There is an exception under subsection 328-110(3) however where your aggregated turnover for 2 previous income years was $2 million or more. It states however, you are not a small business entity for an income year (the current year) because of subparagraph (1)(b)(ii) if:
(a) you carried on a business in each of the 2 income years before the current year; and
(b) your aggregated turnover for each of those income years was $2 million or more.
There is an additional rule under subsection 328-110(4) which is based on aggregated turnover worked out as at the end of the current income year. It states you are also a small business entity for an income year (the current year) if:
(a) you carry on a business in the current year; and
(b) your aggregated turnover for the current year, worked out as at the end of that year, is less than $2 million.
Subsection 328-115(1) states your aggregated turnover for an income year is the sum of the relevant annual turnovers (see subsection (2)) excluding any amounts covered by subsection (3).
Subsection 328-115(2) states the relevant annual turnovers are:
(a) your annual turnover for the income year; and
(b) the annual turnover for the income year of any entity (a relevant entity) that is connected with you at any time during the income year; and
(c) the annual turnover for the income year of any entity (a relevant entity) that is an affiliate of yours at any time during the income year.

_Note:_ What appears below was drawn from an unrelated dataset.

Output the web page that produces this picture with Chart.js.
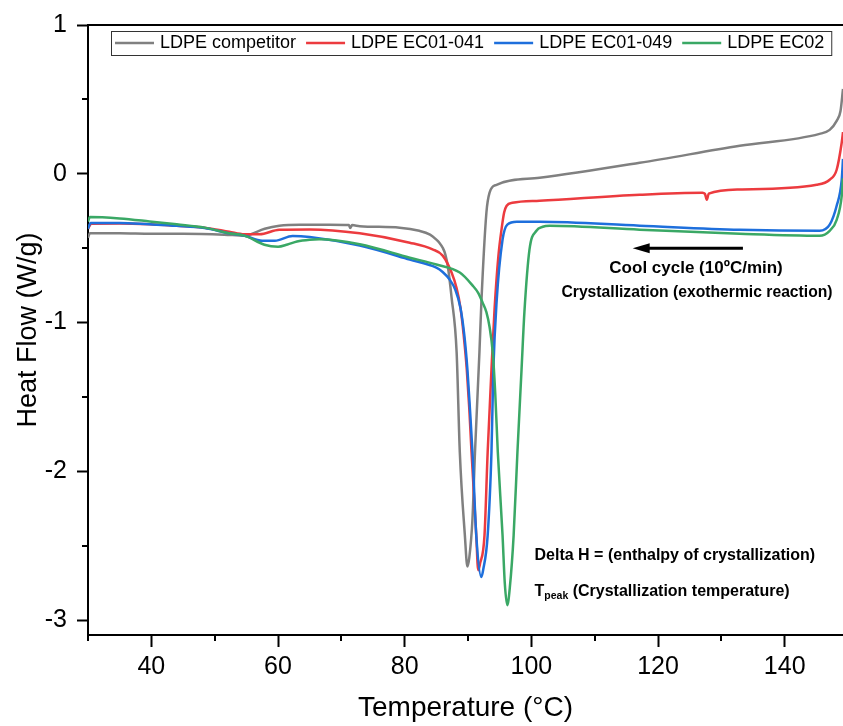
<!DOCTYPE html>
<html><head><meta charset="utf-8">
<script src="https://cdn.jsdelivr.net/npm/chart.js@4.4.1/dist/chart.umd.min.js"></script>
<style>html,body{margin:0;padding:0;background:#fff;} canvas{display:block;}</style>
</head><body>
<canvas id="c" width="843" height="726" style="width:843px;height:726px"></canvas>
<script>
// ---- data ----
const seriesLabels = ['LDPE competitor', 'LDPE EC01-041', 'LDPE EC01-049', 'LDPE EC02'];
const seriesColors = ['#808080', '#ec3b3f', '#1e6fdc', '#3aa865'];

const competitorT  = [30.0, 30.3, 35.0, 40.0, 45.0, 51.5, 54.7, 57.9, 60.2, 63.4, 68.1, 71.2, 71.4, 71.7, 72.9, 79.2, 82.3, 84.0, 85.0, 85.5, 86.0, 86.4, 86.8, 87.4, 88.2, 88.7, 89.5, 89.9, 90.2, 90.7, 91.1, 91.8, 92.1, 92.9, 93.4, 94.5, 101.3, 117.1, 132.9, 145.5, 147.1, 148.2, 148.8, 149.2];
const competitorHF = [-0.43, -0.40, -0.40, -0.403, -0.403, -0.409, -0.416, -0.369, -0.349, -0.342, -0.342, -0.345, -0.365, -0.345, -0.352, -0.362, -0.383, -0.409, -0.443, -0.465, -0.497, -0.54, -0.62, -0.83, -1.20, -1.87, -2.43, -2.64, -2.58, -2.32, -1.87, -1.20, -0.87, -0.262, -0.127, -0.074, -0.027, 0.074, 0.188, 0.268, 0.295, 0.356, 0.42, 0.57];

const ec041T  = [30.0, 30.5, 35.0, 39.7, 44.0, 48.4, 52.3, 54.7, 57.1, 60.2, 65.0, 72.9, 80.8, 84.4, 86.0, 87.4, 88.2, 88.8, 89.3, 89.8, 90.2, 90.55, 91.3, 91.6, 91.9, 92.6, 93.1, 93.7, 94.2, 94.8, 95.3, 95.7, 96.1, 97.0, 101.3, 117.1, 127.0, 127.4, 127.7, 128.0, 132.9, 145.05, 147.1, 148.2, 149.0, 149.2];
const ec041HF = [-0.37, -0.336, -0.335, -0.34, -0.35, -0.362, -0.39, -0.407, -0.407, -0.376, -0.374, -0.40, -0.463, -0.508, -0.55, -0.664, -0.77, -0.9, -1.08, -1.315, -1.58, -1.87, -2.43, -2.664, -2.62, -2.43, -1.87, -1.315, -0.9, -0.55, -0.37, -0.26, -0.215, -0.195, -0.181, -0.141, -0.128, -0.135, -0.174, -0.134, -0.105, -0.074, -0.04, 0.027, 0.21, 0.28];

const ec049T  = [30.0, 30.4, 35.0, 39.7, 44.0, 48.4, 52.3, 54.7, 57.5, 59.5, 62.3, 65.0, 72.9, 80.8, 85.0, 86.0, 87.1, 88.0, 88.8, 89.4, 89.9, 90.3, 90.7, 91.3, 92.1, 92.4, 93.1, 93.7, 94.0, 94.5, 95.45, 96.2, 97.7, 101.3, 117.1, 132.9, 145.5, 147.1, 148.2, 149.0, 149.2];
const ec049HF = [-0.37, -0.33, -0.33, -0.34, -0.35, -0.365, -0.40, -0.416, -0.45, -0.45, -0.418, -0.425, -0.483, -0.577, -0.631, -0.66, -0.711, -0.78, -0.90, -1.08, -1.315, -1.58, -1.87, -2.43, -2.71, -2.66, -2.43, -1.87, -1.315, -0.866, -0.443, -0.342, -0.322, -0.322, -0.349, -0.376, -0.383, -0.342, -0.215, -0.04, 0.10];

const ec02T  = [30.0, 30.3, 35.0, 39.7, 44.0, 48.4, 52.3, 54.7, 57.85, 60.0, 61.5, 63.0, 65.0, 66.5, 72.9, 80.8, 85.0, 88.7, 90.7, 91.6, 92.3, 92.9, 93.4, 93.9, 94.3, 94.7, 95.45, 95.8, 96.2, 96.6, 97.2, 97.8, 98.45, 98.9, 99.7, 100.8, 101.8, 102.9, 117.1, 132.9, 145.5, 147.1, 148.2, 149.0, 149.2];
const ec02HF = [-0.32, -0.29, -0.30, -0.32, -0.34, -0.362, -0.40, -0.416, -0.477, -0.49, -0.475, -0.455, -0.443, -0.44, -0.474, -0.564, -0.61, -0.664, -0.75, -0.80, -0.866, -0.93, -1.03, -1.20, -1.48, -1.87, -2.43, -2.75, -2.9, -2.78, -2.43, -1.87, -1.315, -0.93, -0.51, -0.383, -0.356, -0.35, -0.376, -0.403, -0.416, -0.383, -0.309, -0.148, -0.03];

const xMajorStep = 20;
const yMajorStep = 1;
const xMinorTicks = [30, 50, 70, 90, 110, 130];
const yMinorTicks = [-2.5, -1.5, -0.5, 0.5];

// ---- chart ----
const FONT = '"Liberation Sans", Arial, sans-serif';
Chart.defaults.font.family = FONT;
Chart.defaults.color = '#000';

const toXY = (xs, ys) => xs.map((v, i) => ({x: v, y: ys[i]}));
const seriesT = [competitorT, ec041T, ec049T, ec02T];
const seriesHF = [competitorHF, ec041HF, ec049HF, ec02HF];

const datasets = seriesLabels.map((lab, i) => ({
  label: lab,
  data: toXY(seriesT[i], seriesHF[i]),
  borderColor: seriesColors[i],
  backgroundColor: seriesColors[i],
  borderWidth: 2.5,
  pointRadius: 0,
  fill: false,
  cubicInterpolationMode: 'monotone',
  order: 4 - i
}));

const decor = {
  id: 'decor',
  afterDraw(chart) {
    const {ctx, chartArea: ca, scales: {x, y}} = chart;
    ctx.save();
    // top frame line
    ctx.strokeStyle = '#000';
    ctx.lineWidth = 2;
    ctx.beginPath(); ctx.moveTo(ca.left - 1, ca.top); ctx.lineTo(ca.right, ca.top); ctx.stroke();
    // minor ticks
    yMinorTicks.forEach(v => {
      const py = Math.round(y.getPixelForValue(v));
      ctx.beginPath(); ctx.moveTo(ca.left - 6, py); ctx.lineTo(ca.left, py); ctx.stroke();
    });
    xMinorTicks.forEach(v => {
      const px = Math.round(x.getPixelForValue(v));
      ctx.beginPath(); ctx.moveTo(px, ca.bottom); ctx.lineTo(px, ca.bottom + 6); ctx.stroke();
    });

    // legend
    ctx.font = '18px ' + FONT;
    ctx.textBaseline = 'middle';
    ctx.textAlign = 'left';
    let lx = 115; const ly = 43;
    chart.data.datasets.forEach(ds => {
      ctx.strokeStyle = ds.borderColor; ctx.lineWidth = 2.5;
      ctx.beginPath(); ctx.moveTo(lx, ly); ctx.lineTo(lx + 39, ly); ctx.stroke();
      ctx.fillStyle = '#000';
      ctx.fillText(ds.label, lx + 45, ly);
      lx += 45 + ctx.measureText(ds.label).width + 10;
    });
    ctx.strokeStyle = '#333'; ctx.lineWidth = 1;
    ctx.strokeRect(111.5, 31.5, (lx - 3) - 111, 24);

    // arrow
    const ay = y.getPixelForValue(-0.50);
    const ax1 = x.getPixelForValue(133.4), ax0 = x.getPixelForValue(116.0);
    ctx.strokeStyle = '#000'; ctx.fillStyle = '#000'; ctx.lineWidth = 3;
    ctx.beginPath(); ctx.moveTo(ax1, ay); ctx.lineTo(ax0 + 12, ay); ctx.stroke();
    ctx.beginPath(); ctx.moveTo(ax0, ay); ctx.lineTo(ax0 + 17, ay - 5); ctx.lineTo(ax0 + 17, ay + 5); ctx.closePath(); ctx.fill();

    // annotations
    ctx.fillStyle = '#000';
    ctx.textAlign = 'center'; ctx.textBaseline = 'middle';
    ctx.font = 'bold 17px ' + FONT;
    ctx.fillText('Cool cycle (10ºC/min)', x.getPixelForValue(126.0), y.getPixelForValue(-0.638));
    ctx.font = 'bold 15.7px ' + FONT;
    ctx.fillText('Crystallization (exothermic reaction)', x.getPixelForValue(126.15), y.getPixelForValue(-0.80));

    ctx.textAlign = 'left';
    ctx.font = 'bold 16px ' + FONT;
    ctx.fillText('Delta H = (enthalpy of crystallization)', x.getPixelForValue(100.5), y.getPixelForValue(-2.567));

    ctx.textBaseline = 'alphabetic';
    const tx = x.getPixelForValue(100.5);
    const tb = y.getPixelForValue(-2.80) + 5.8;
    ctx.font = 'bold 16px ' + FONT;
    ctx.fillText('T', tx, tb);
    let cx = tx + ctx.measureText('T').width;
    ctx.font = 'bold 10.5px ' + FONT;
    ctx.fillText('peak', cx, tb + 3);
    cx += ctx.measureText('peak').width;
    ctx.font = 'bold 16px ' + FONT;
    ctx.fillText(' (Crystallization temperature)', cx, tb);
    ctx.restore();
  }
};

new Chart(document.getElementById('c'), {
  type: 'line',
  data: {datasets},
  options: {
    responsive: false,
    animation: false,
    events: [],
    layout: {padding: {top: 22, right: 0, left: 0, bottom: 0}},
    plugins: {legend: {display: false}, tooltip: {enabled: false}},
    scales: {
      x: {
        type: 'linear', min: 30, max: 149.2,
        ticks: {stepSize: xMajorStep, includeBounds: false, padding: 5, color: '#000', font: {size: 25}, maxRotation: 0, autoSkip: false},
        grid: {drawOnChartArea: false, drawTicks: true, tickLength: 12, tickWidth: 2, tickColor: '#000'},
        border: {display: true, color: '#000', width: 2},
        title: {display: true, text: 'Temperature (°C)', color: '#000', font: {size: 28}, padding: {top: 0, bottom: 1}},
        afterFit: s => { s.height = 91; }
      },
      y: {
        type: 'linear', min: -3.1, max: 1,
        ticks: {stepSize: yMajorStep, includeBounds: false, padding: 10, color: '#000', font: {size: 25}},
        grid: {drawOnChartArea: false, drawTicks: true, tickLength: 11, tickWidth: 2, tickColor: '#000'},
        border: {display: true, color: '#000', width: 2},
        title: {display: true, text: 'Heat Flow (W/g)', color: '#000', font: {size: 27}, padding: {top: 12, bottom: 0}},
        afterFit: s => { s.width = 88; }
      }
    }
  },
  plugins: [decor]
});
</script>
</body></html>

Subsection 328-120(1) states an entity's annual turnover for an income year is the total ordinary income that the entity derives in the income year in the ordinary course of carrying on a business.
In this case, the payments received by the rulee from the Department, which are considered ordinary income payments, were over $2 million in both the income year and the year immediately preceding it, thereby placing the rulee's aggregated turnover for both income years over the $2 million threshold.
Therefore the conditions listed in subsection 328-110(1) of the ITAA 1997 have not been met for the income year. As such the rulee is not considered a SBE.